To test the algorithm, they gave a joystick to five men and three women between the ages of 24 and 30. The subjects were instructed to reach out with the joystick 730 times under various conditions, including ones that obstructed their motion. The tests proved the algorithm’s ability to infer, within tenths of a second, where the subject was headed.

“It doesn’t predict the person’s goal. It recovers the entire path the person would have taken either as it happens or after the fact. Because it’s a path, there’s no right/wrong. There’s just an estimate and some uncertainty. We had to compare one group of paths (undisturbed reaches) with another (intent during disturbance). The stats couldn’t tell them apart for some people, but five of the subjects’ intents differed from their undisturbed movements about 150ms after the onset of disturbance,” said Horowitz.

What could you use this for? If you’re Russia, which hasdeployed armed ground robots to monitor missile bases, your security droids just became a lot better at discerning whether or not they should shoot and at what. If the U.S. ever puts armed robots on the ground — something Defense Department is not currently tempted to do because of the danger to friendly forces — the algorithm could make those robots safer and more capable.

The Pentagon is also on the lookout for software that could help fly aircraft, such as DARPA’s Aircrew Labor In-Cockpit Automation System, or ALIAS.

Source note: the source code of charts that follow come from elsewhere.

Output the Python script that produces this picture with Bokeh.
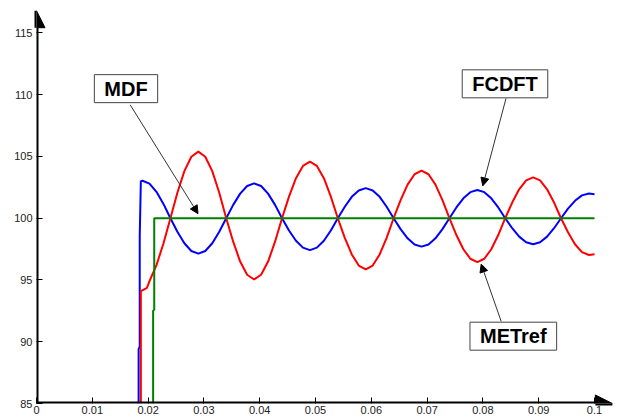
from bokeh.plotting import figure
from bokeh.models import Arrow, NormalHead, Label, FixedTicker, Range1d
from bokeh.embed import file_html
from bokeh.resources import INLINE

# ---- data ----
x_ticks = [0, 0.01, 0.02, 0.03, 0.04, 0.05, 0.06, 0.07, 0.08, 0.09, 0.1]
x_tick_labels = ["0", "0.01", "0.02", "0.03", "0.04", "0.05", "0.06", "0.07", "0.08", "0.09", "0.1"]
y_ticks = [85, 90, 95, 100, 105, 110, 115]
y_tick_labels = ["85", "90", "95", "100", "105", "110", "115"]

# MDF (green)
mdf_t = [0.0209, 0.0209, 0.0211, 0.0211, 0.1]
mdf_v = [85.0, 92.5, 92.6, 100.0, 100.0]

# FCDFT (blue)
fcdft_t = [0.0183, 0.0183, 0.0185, 0.0185, 0.0187,
           0.019, 0.02025, 0.0215, 0.02275, 0.024, 0.02525, 0.0265, 0.02775,
           0.029, 0.03025, 0.0315, 0.03275, 0.034, 0.03525, 0.0365, 0.03775,
           0.039, 0.04025, 0.0415, 0.04275, 0.044, 0.04525, 0.0465, 0.04775,
           0.049, 0.05025, 0.0515, 0.05275, 0.054, 0.05525, 0.0565, 0.05775,
           0.059, 0.06025, 0.0615, 0.06275, 0.064, 0.06525, 0.0665, 0.06775,
           0.069, 0.07025, 0.0715, 0.07275, 0.074, 0.07525, 0.0765, 0.07775,
           0.079, 0.08025, 0.0815, 0.08275, 0.084, 0.08525, 0.0865, 0.08775,
           0.089, 0.09025, 0.0915, 0.09275, 0.094, 0.09525, 0.0965, 0.09775,
           0.099, 0.1]
fcdft_v = [85.0, 89.4, 89.6, 98.5, 103.0,
           103.03, 102.80, 102.14, 101.16, 100.00, 98.90, 97.97, 97.35,
           97.13, 97.35, 97.97, 98.90, 100.00, 101.08, 101.99, 102.61,
           102.82, 102.61, 101.99, 101.08, 100.00, 99.01, 98.18, 97.62,
           97.42, 97.62, 98.18, 99.01, 100.00, 100.93, 101.73, 102.25,
           102.44, 102.25, 101.73, 100.93, 100.00, 99.12, 98.37, 97.87,
           97.70, 97.87, 98.37, 99.12, 100.00, 100.87, 101.61, 102.11,
           102.28, 102.11, 101.61, 100.87, 100.00, 99.19, 98.51, 98.05,
           97.89, 98.05, 98.51, 99.19, 100.00, 100.77, 101.41, 101.85,
           102.00, 101.95]

# METref (red)
metref_t = [0.0187, 0.0187, 0.0198, 0.02025, 0.0215, 0.02275, 0.024, 0.02525, 0.0265, 0.02775,
            0.029, 0.03025, 0.0315, 0.03275, 0.034, 0.03525, 0.0365, 0.03775,
            0.039, 0.04025, 0.0415, 0.04275, 0.044, 0.04525, 0.0465, 0.04775,
            0.049, 0.05025, 0.0515, 0.05275, 0.054, 0.05525, 0.0565, 0.05775,
            0.059, 0.06025, 0.0615, 0.06275, 0.064, 0.06525, 0.0665, 0.06775,
            0.069, 0.07025, 0.0715, 0.07275, 0.074, 0.07525, 0.0765, 0.07775,
            0.079, 0.08025, 0.0815, 0.08275, 0.084, 0.08525, 0.0865, 0.08775,
            0.089, 0.09025, 0.0915, 0.09275, 0.094, 0.09525, 0.0965, 0.09775,
            0.099, 0.1]
metref_v = [85.0, 94.09, 94.37, 94.9, 96.2, 97.95, 100.00, 102.06, 103.81, 104.98,
            105.39, 104.98, 103.81, 102.06, 100.00, 98.10, 96.49, 95.42,
            95.04, 95.42, 96.49, 98.10, 100.00, 101.75, 103.24, 104.23,
            104.58, 104.23, 103.24, 101.75, 100.00, 98.41, 97.07, 96.17,
            95.85, 96.17, 97.07, 98.41, 100.00, 101.47, 102.72, 103.56,
            103.85, 103.56, 102.72, 101.47, 100.00, 98.64, 97.49, 96.72,
            96.45, 96.72, 97.49, 98.64, 100.00, 101.27, 102.34, 103.06,
            103.31, 103.06, 102.34, 101.27, 100.00, 98.86, 97.89, 97.25,
            97.02, 97.08]

# ---- figure ----
p = figure(width=618, height=418, output_backend="svg", toolbar_location=None,
           x_range=Range1d(0, 0.1043), y_range=Range1d(85, 117.06),
           min_border_left=36, min_border_right=0, min_border_top=7, min_border_bottom=15)
p.outline_line_color = None
p.xgrid.visible = False
p.ygrid.visible = False
p.background_fill_color = "white"
p.border_fill_color = "white"

for ax, ticks, labels in ((p.xaxis[0], x_ticks, x_tick_labels), (p.yaxis[0], y_ticks, y_tick_labels)):
    ax.ticker = FixedTicker(ticks=ticks)
    ax.major_label_overrides = {t: l for t, l in zip(ticks, labels)}
    ax.axis_line_color = None
    ax.minor_tick_line_color = None
    ax.major_tick_in = 6
    ax.major_tick_out = 0
    ax.major_tick_line_color = "black"
    ax.major_tick_line_width = 1
    ax.major_label_text_font = "Liberation Sans"
    ax.major_label_text_font_size = "11px"
    ax.major_label_text_color = "#222222"
p.xaxis[0].major_label_standoff = 2
p.yaxis[0].major_label_standoff = 4

p.line(fcdft_t, fcdft_v, line_color="#0000ff", line_width=2)
p.line(metref_t, metref_v, line_color="#ff0000", line_width=2)
p.line(mdf_t, mdf_v, line_color="#008000", line_width=2)

# axis arrows
p.add_layout(Arrow(x_start=0, y_start=85, x_end=0.1032, y_end=85, line_width=4, line_color="black",
                   end=NormalHead(size=17, fill_color="black", line_color="black", line_width=1)))
p.add_layout(Arrow(x_start=0, y_start=85, x_end=0, y_end=116.8, line_width=4, line_color="black",
                   end=NormalHead(size=17, fill_color="black", line_color="black", line_width=1)))

# callouts
def callout(text, lx, ly, x0, y0, x1, y1):
    p.add_layout(Arrow(x_start=x0, y_start=y0, x_end=x1, y_end=y1, line_width=1, line_color="#333333",
                       end=NormalHead(size=8, fill_color="black", line_color="black", line_width=1)))
    p.add_layout(Label(x=lx, y=ly, text=text, text_align="center", text_baseline="middle",
                       text_font="Liberation Sans", text_font_style="bold", text_font_size="20px",
                       text_color="black", background_fill_color="white",
                       border_line_color="#444444", border_line_width=1,
                       padding=dict(left=10, right=10, top=3, bottom=3)))

callout("MDF", 0.01604, 110.49, 0.01679, 109.18, 0.02894, 100.37)
callout("FCDFT", 0.08396, 110.88, 0.08414, 109.70, 0.07998, 102.62)
callout("METref", 0.08545, 90.45, 0.08328, 91.64, 0.07969, 96.28)

open("out.html", "w").write(file_html(p, INLINE))
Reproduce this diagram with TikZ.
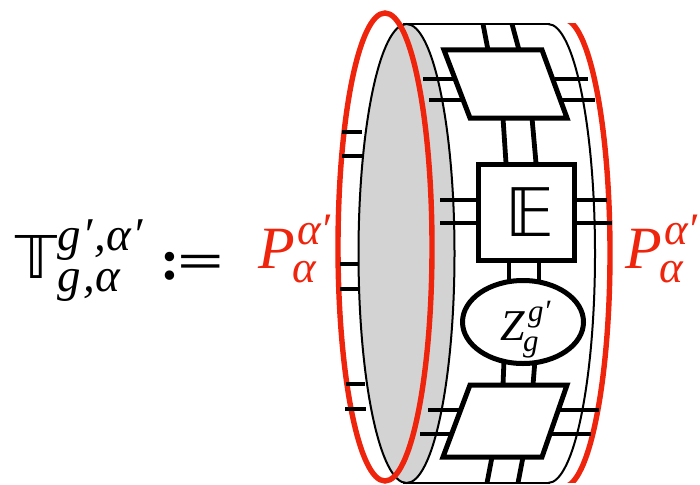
\documentclass[tikz,border=0pt]{standalone}
\usepackage{fontspec}
\usetikzlibrary{shapes.geometric}
\setmainfont{Liberation Serif}
\newfontfamily\bbfont{DejaVu Sans}
\definecolor{redline}{RGB}{238,36,12}
\definecolor{diskgray}{RGB}{211,211,211}
\newcommand{\fsz}[1]{\fontsize{#1}{#1}\selectfont}
\newcommand{\leg}[5]{\coordinate (#1a) at (#2,#3); \coordinate (#1b) at (#4,#5); \draw[wire] (#1a) -- (#1b);}
\tikzset{
  wire/.style={line width=4.8pt,black},
  block/.style={line width=5pt,black,fill=white,line join=miter},
  thinline/.style={line width=2pt,black},
  redring/.style={line width=5.4pt,redline},
  label/.style={inner sep=0pt,outer sep=0pt,anchor=base west},
  redlabel/.style={label,text=redline}
}
\begin{document}
\begin{tikzpicture}[x=1pt,y=-1pt]
\useasboundingbox (0,0) rectangle (700,484);
\clip (0,0) rectangle (700,484);

% cylinder body
\coordinate (ctrDisk) at (406.5,253.5);
\coordinate (ctrBack) at (548,253.5);
\coordinate (tl) at (403,24);
\coordinate (tr) at (550,24);
\coordinate (bl) at (403,483);
\coordinate (br) at (550,483);
\draw[thinline] (tl) -- (tr);
\draw[thinline] (bl) -- (br);
\begin{scope}
  \clip (548,0) rectangle (640,484);
  \draw[thinline] (ctrBack) circle[x radius=47,y radius=229.5];
\end{scope}
\draw[thinline,fill=diskgray] (ctrDisk) circle[x radius=48,y radius=229.5];

% red rings
\coordinate (ctrRed) at (385,247);
\coordinate (ctrRedB) at (563,253);
\draw[redring] (ctrRed) circle[x radius=47,y radius=234];
\begin{scope}
  \clip (560,24) rectangle (640,482);
  \draw[redring] (ctrRedB) circle[x radius=47,y radius=234];
\end{scope}

% wires
\leg{u1}{483}{24}{488}{50}
\leg{u2}{512}{24}{519}{50}
\leg{u3}{423}{79}{458}{79}
\leg{u4}{429}{100}{466}{100}
\leg{u5}{555}{79}{588}{79}
\leg{u6}{558}{100}{595}{100}
\leg{m1}{503}{118}{506}{163}
\leg{m2}{532}{118}{536}{163}
\leg{e1}{440}{200}{477}{200}
\leg{e2}{440}{223}{477}{223}
\leg{e3}{576}{200}{607}{200}
\leg{e4}{576}{223}{612}{223}
\leg{z1}{509}{262}{509}{285}
\leg{z2}{539}{262}{539}{285}
\leg{z3}{504}{360}{503}{385}
\leg{z4}{535}{360}{533}{385}
\leg{d1}{428}{410}{466}{410}
\leg{d2}{420}{434}{456}{434}
\leg{d3}{556}{410}{599}{410}
\leg{d4}{548}{434}{591}{434}
\leg{d5}{492}{457}{487}{483}
\leg{d6}{523}{457}{518}{483}
\leg{s1}{342}{132}{362}{132}
\leg{s2}{342}{156}{362}{156}
\leg{s3}{340}{264}{358}{264}
\leg{s4}{340}{289}{358}{289}
\leg{s5}{346}{384}{365}{384}
\leg{s6}{345}{409}{366}{409}

% blocks
\coordinate (pa) at (444,50);
\coordinate (pb) at (542,50);
\coordinate (pc) at (567,118);
\coordinate (pd) at (470,118);
\draw[block] (pa) -- (pb) -- (pc) -- (pd) -- cycle;
\coordinate (qa) at (470,385);
\coordinate (qb) at (567,385);
\coordinate (qc) at (542,457);
\coordinate (qd) at (443,457);
\draw[block] (qa) -- (qb) -- (qc) -- (qd) -- cycle;
\node[block,draw,rectangle,minimum width=96pt,minimum height=96pt,inner sep=0pt] (ebox) at (526.5,212.5) {};
\node[block,draw,ellipse,minimum width=121pt,minimum height=83pt,inner sep=0pt] (zell) at (523,322) {};

% text
\node[inner sep=0pt,text=black,font=\bbfont\fsz{67}] (etxt) at (530,212) {𝔼};
\node[label,font=\itshape\fsz{44}] (zt) at (500,340) {Z};
\node[label,font=\itshape\fsz{31}] (zs) at (528,321) {g′};
\node[label,font=\itshape\fsz{31}] (zb) at (523,351) {g};

\node[inner sep=0pt,font=\bbfont\fsz{59}] (tt) at (36,257) {𝕋};
\node[label,font=\itshape\fsz{47}] (tsup) at (57,250) {g\kern2pt′\kern2pt,α\kern1pt′};
\node[label,font=\itshape\fsz{47}] (tsub) at (57,291) {g\kern3pt,α};
\node[inner sep=0pt,anchor=base west,font=\bfseries\fsz{58}] (col) at (160,279) {:};
\node[inner sep=0pt,xscale=1.42,yscale=.82,font=\bfseries\fsz{58}] (eq) at (201,266) {=};

\node[redlabel,font=\itshape\fsz{60}] (p1) at (258,268) {P};
\node[redlabel,font=\itshape\fsz{45}] (p1s) at (297,244) {α′};
\node[redlabel,font=\itshape\fsz{45}] (p1b) at (292,282) {α};
\node[redlabel,font=\itshape\fsz{60}] (p2) at (625,268) {P};
\node[redlabel,font=\itshape\fsz{45}] (p2s) at (664,244) {α′};
\node[redlabel,font=\itshape\fsz{45}] (p2b) at (659,282) {α};
\end{tikzpicture}
\end{document}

Of course, we need machines to infer human action and movement for reasons beyond helping them not to shoot us. It is one of the thorniest problems facing modern-day roboticists in healthcare, autonomous driving, and beyond.

Sebastian Thrun, the brain behind Google’s self-driving car program and the team that won DARPA’s 2005 Grand Challenge, has talked about this a lot. Currently, Google’s robot cars rely on the company’s extensive map data.

“Everything we do uses maps,” he told a group of artificial intelligence researchers and journalists in 2012. “People do this too. They memorize things. Horses do it better; but none of these memorize in 3D the way self-driving cars do.”

Self-driving cars, which draw upon data from the cloud and 3D topographical maps 64 layers deep, have a lot more information to bring to the task of driving than do we, with our limited human brains. Yet we can outperform artificial intelligence in our ability to process what Thrun calls “momentary perceptual input.”  

Four-way stops can stump a self-driving car, including the Google one back in 2012. There are strict rules for who should go first at such an intersection, but ultimately,  a four-way stop with people is a game of chicken. Drivers decide who goes first on the basis of very subtle, somewhat primal, signals about strength, weakness, and intent. To succeed in this task, a self-driving car had to learn to nudge forward when faced with the prospect of being cut off at an intersection.

“It has to be assertive,” said Thrun. “The only way to get right-of-way in San Francisco is to go.”

When robots can detect your intent in the same way that it took us millions of years to evolve the ability to do, they may save your life, or at least give you the right-of-way.